As the year draws to a close, we race to get those last-minute chores taken care of before the holidays descend in full force. Now may be a good time to take stock of how your investment goals have weathered this past year with so much instability in capital markets. I always like to say that goals-based investing is a marathon, not a sprint. But a good marathoner knows to take periodic stock of the stretch of road just run, the current state of things, and the lay of the land ahead. The trick is to do this in a disciplined way. Panicking at the 9-mile mark and overextending yourself over the next two miles is a recipe for disaster down the road, as mile 26.2 looms directly ahead. Likewise, a sober assessment of how your portfolio has fared in the past twelve months should not lead to a frenzy of ill-advised selling that you will regret later. Remember, those paper gains and losses are likely to change over time. Three questions are important:
(1) Are my long-term goals the same as they were at the beginning of the year?

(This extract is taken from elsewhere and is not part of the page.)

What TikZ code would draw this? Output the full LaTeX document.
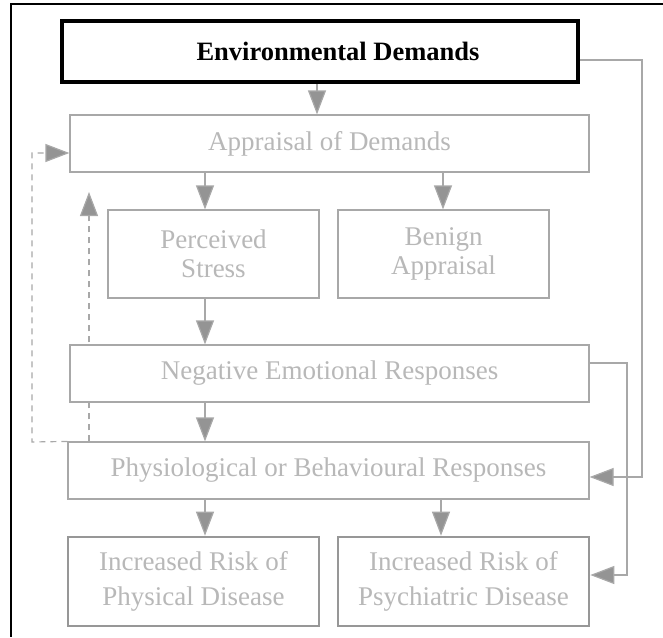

Life changes and goals change. Now is the time to take stock of what happened over the course of the year and how that affects your long-term objectives. Some of these life changes are of the “large and obvious” variety – if you have a new baby, the chances are that you have thought more than once about changes to near-term living expenses and higher education down the road. But there may be other life changes where you have not actively made the association with financial planning. It is a characteristic of human behavior that we tend to create arbitrary mental categories to deal with different aspects of our lives. “College, second home, retirement” may be the mental buckets we associate with investment planning. But what about something else like a career change or a different balance between your primary job and other pursuits? These may also have longer-term financial implications. Year-end is a great time to take a broad view of everything that has happened in the last twelve months and what that could mean financially, down the road.
(2) What is the time horizon to my nearest-term goals, and is my portfolio still in a strong position to deliver on those goals?
If your nearest-term goal is retirement and you are now 25 years old, then the twelve months that have elapsed since the beginning of the year are a relative drop in the bucket. Those twelve months loom considerably larger if you are looking at the approaching need to start shelling out tuition dollars for that elite New England liberal arts college your 16 year old daughter is so excited about applying to. Of course, it is impossible to work miracles when short-term market variability is at play. The important thing here, if you sense possible liquidity issues, is to look for ways to reduce portfolio volatility. The biggest danger in planning for very near-term goals is that adverse market conditions may surface on the very day you have a major liquidity event. Look for ways to reduce portfolio risk without unduly jeopardizing the return objectives.
(3) What developments in the capital markets should I be aware of in view of the appropriateness of the assets in my portfolio to deliver on my goals?
One of the big challenges for every investor in today’s market climate is that fundamental assumptions about asset valuation and performance are under attack. The “buy and hold” approach that worked so well for most of the past 30 years, where any significant contractions in risk asset indexes were opportunities to buy ahead of the next rally, has morphed into something much harder to manage. The “risk on / risk off” paradigm, that has become the dominant market characteristic, favors the short-term antics of high-frequency institutional traders not long-term goals-based investors. Global relationships are also changing. The normally stable markets of Western Europe are engulfed in an economic crisis that seems likely to go on for a while. And even the vibrant markets of emerging Asia Pacific nations are beset by higher than average volatility and potential threats to near-term growth. These developments have an outsize impact on capital appreciation. So, it is useful to remember that capital appreciation is only one source of asset value, the other being dividends or interest. Look at the growth – income balance of the assets in your portfolio and think about whether it might make sense to undertake some strategic re-weighting. In fact, watch for my upcoming post in January that will provide tips for asset allocation at the beginning of 2012.
Running through a brief sanity check based on these three questions can give you some peace of mind before you set out the holiday punch and kick off the festivities. Remember, it’s a marathon and not a sprint. Attend to the present but keep your eyes focused down the road.
How do your goals look as 2011 draws to a close?